Imran_Azad · December 2, 2022, 10:52am

I’m aware of the document versioning pattern when it comes to versioning documents but I can’t seem to find anything official on the MongoDB resources regarding document versioning lots of large documents with frequent changes.

I’ve had a look at the data modelling course on the university site and it doesn’t cover it.

Are there any patterns that can be used to version lots of large documents with frequent changes? Or is MongoDB a bad use case for this?

Pavel_Duchovny · December 4, 2022, 11:22am

Hi @Imran_Azad ,

What do you mean with frequent changes? Does each change create a new version document?

How do you consider keeping the versions? It sounds that if the document is large and change is frequent its best to not embed old versions but create a new document…

Can you show case the use case in more detail.

Thanks

steevej · December 4, 2022, 4:33pm

Be aware that an updated document is completely written back to permanent storage, even the unmodified values.

So if your document is large and is frequently updated, you might suffer write starvation. In this case, a variation of the outlier pattern might be appropriated if only a few fields of the large documents are frequently updated. You would keep the stable fields in the main large document and store the frequent modifications in a separate outlier document or documents. This would reduce the write starvation since the frequently updated and written parts are much smaller that the stable main large document.

Imran_Azad · December 6, 2022, 11:46am

Hi @Pavel_Duchovny

The specific problem is we have a document with multiple fields and we need to track the changes made to each field e.g.

User makes a change to a field
The old and and new values are preserved

Does that help clarify?

Pavel_Duchovny · December 6, 2022, 12:20pm

@Imran_Azad ,

Will the following design work:

{
   field1 : { latest: "x" , prev : [ "y", "z" ]}
   filed2 : { latest : "a" , prev : [ ] }
}

if you know that some fields are immutable you can just keep them as is, otherwise consider the above module.

If that cause the documents grow to very large sizes, I will need to understand the query pattern to suggested a better module.

For example:

do you need a history of every field in every query?
Do you require range queries or its just “byId” queries?
What are the use of history in your applicaiton? Does it make sense to duplicate a document with a newer timestamp for each change.

Ty

Imran_Azad · December 6, 2022, 3:32pm

@Pavel_Duchovny Thank you so much for this. I’ve got further clarification of the requirements. Essentially, each time a change is made to a document an entire snapshot needs to be taken of the previous version not the tracking of individual fields as I said previously.

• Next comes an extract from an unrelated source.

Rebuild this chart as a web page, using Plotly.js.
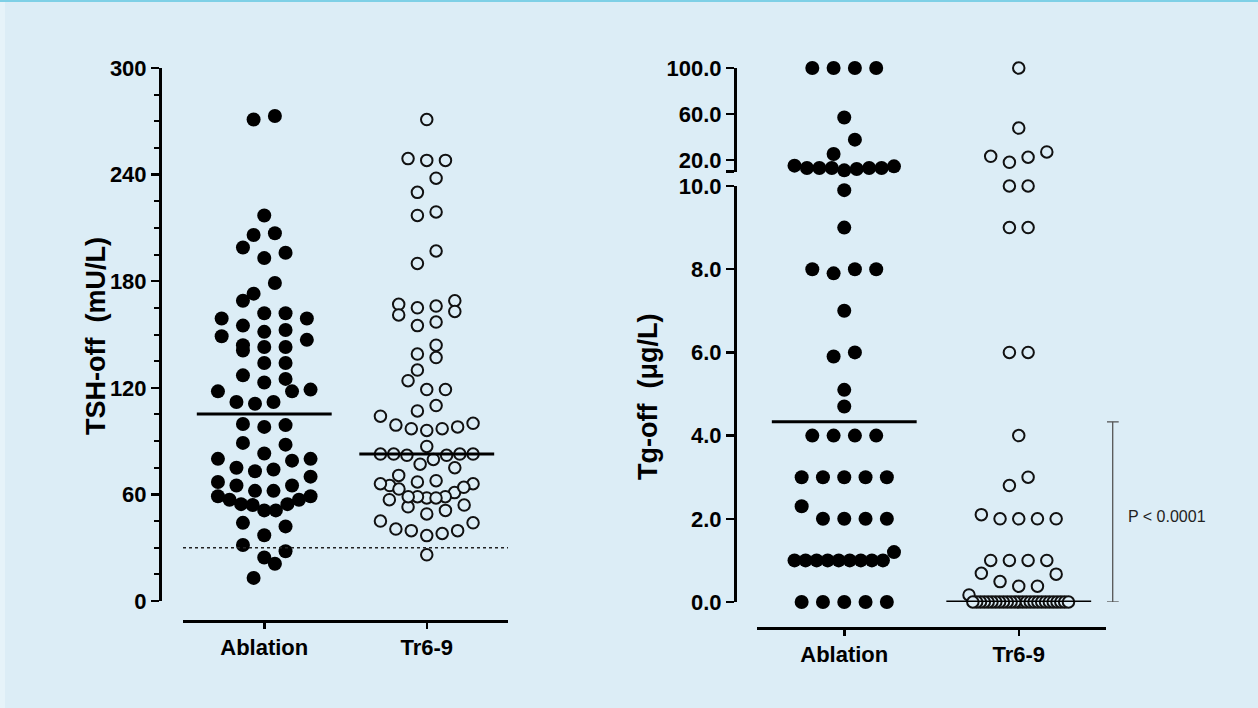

There will always be a “main” version of a document and all it’s previous versions each time it changed. There’s a possibility any aspect of the document could be changed.

The queries will be basic i.e. just to retrieve individual documents so it will “byId”
Yes, the requirement is to have a new “main” document so therefore I would expect a newer timestamp for each change.

What design would you recommend for this?

Pavel_Duchovny · December 7, 2022, 6:29am

Hi @Imran_Azad ,

In that case it sounds like you may have the benefit of splitting the data into a “latest” collection and a history collection.

In the latest collection you will store the most recent version and have it queried and indexed by id.

While the history collection will receive the privious state. So essentially an update is a “transaction” of delete => insert new with same _id => insert old.

If updates are so frequent and the critical path is the write and not the read you may consider the following alternative:

Insert a new version into the main collection keeping the history in the same one (you may offload the history as a batch process)

In this design I Invision the collection as follows:

{
   _id : some generic unique,
  ItemId : "xyz" ,
  timestamp : latest timestamp
  ...
}

The index for lookup by id is now { itemId: 1, timestamp: -1}

When you lookup by id you do:

collection.findOne({itemId : "xyz"}).sort({timestamp : -1})

This will get only latest version.

Thanks
Pavel

Imran_Azad · December 7, 2022, 11:41am

Wow! Thank you so much, I really appreciate this Pavel!